The fact is that WADA was initially conceived as a subsidiary of the IOC. However, at the World Conference on Doping in Sport in 1999, governments were understood to have been unimpressed with the IOC’s efforts to keep drugs out of sport in the wake of the doping scandal that hit the 1998 Tour de France. As the governments insisted on influence independent of the IOC, a WADA Foundation Board was formed consisting of 50% IOC representatives and 50% government representatives, with the IOC and governments providing 50% of the funding each from 2002.

What we are now seeing is a return to this original battle. As with most things, it comes down to money. WADA sets its budget, 50% of which must be provided by governments through NADOs. The IOC has a policy of only providing its 50% once contributions from governments are received.

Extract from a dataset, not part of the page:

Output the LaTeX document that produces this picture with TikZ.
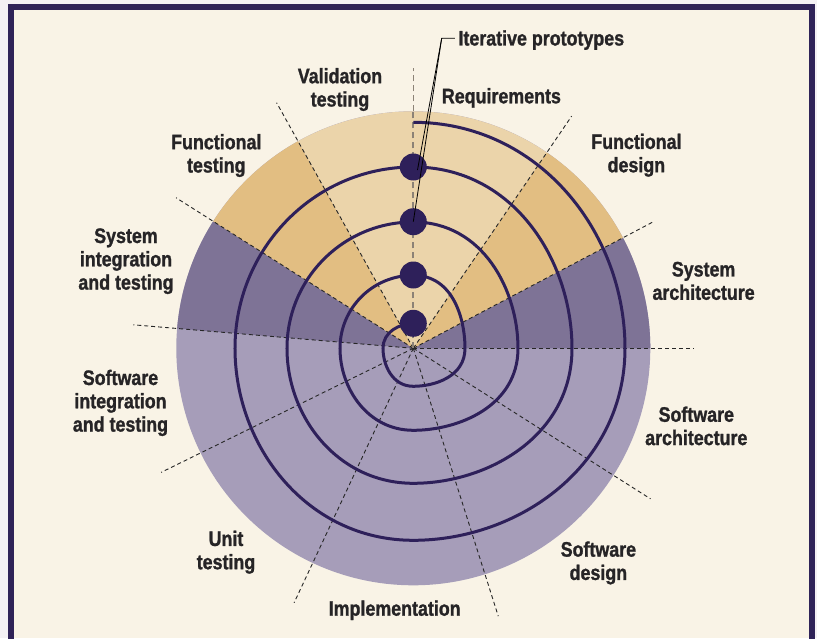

Perhaps conveniently, this means that any budget increase must first be contested by governments, since they are the ones that will initially be providing the extra funding. “You should see the war dance they do on every half percent increase”, WADA’s Founding President Dick Pound told The Sports Integrity Initiative. “This is, for them, $13 million spread over 205 countries. It’s not even a rounding error. However, you’d think civilisation as we know it would disappear if we had to pay any more.”

Since the governments have already performed the ‘war dance’ over funding increases, the sporting movement does not need to contest any increase in funding. However, the fact is that 50% of WADA’s US$30 million budget only represents a very small percentage of the IOC’s revenue.

However, what happens if the governments think that doping is not being tackled effectively or failures are identified? Harking back to 1999, the IOC perhaps fears that governments will attempt to wrest control of anti-doping from the Olympic movement, whereas WADA fears that governments will refuse to provide any money at all until changes are made. Consequently, each attempts to blame the other for the alleged failures.

Currently, nobody has oversight of WADA, but plenty manage to influence it. The Open Letter and evidence above show why truly independent anti-doping is necessary.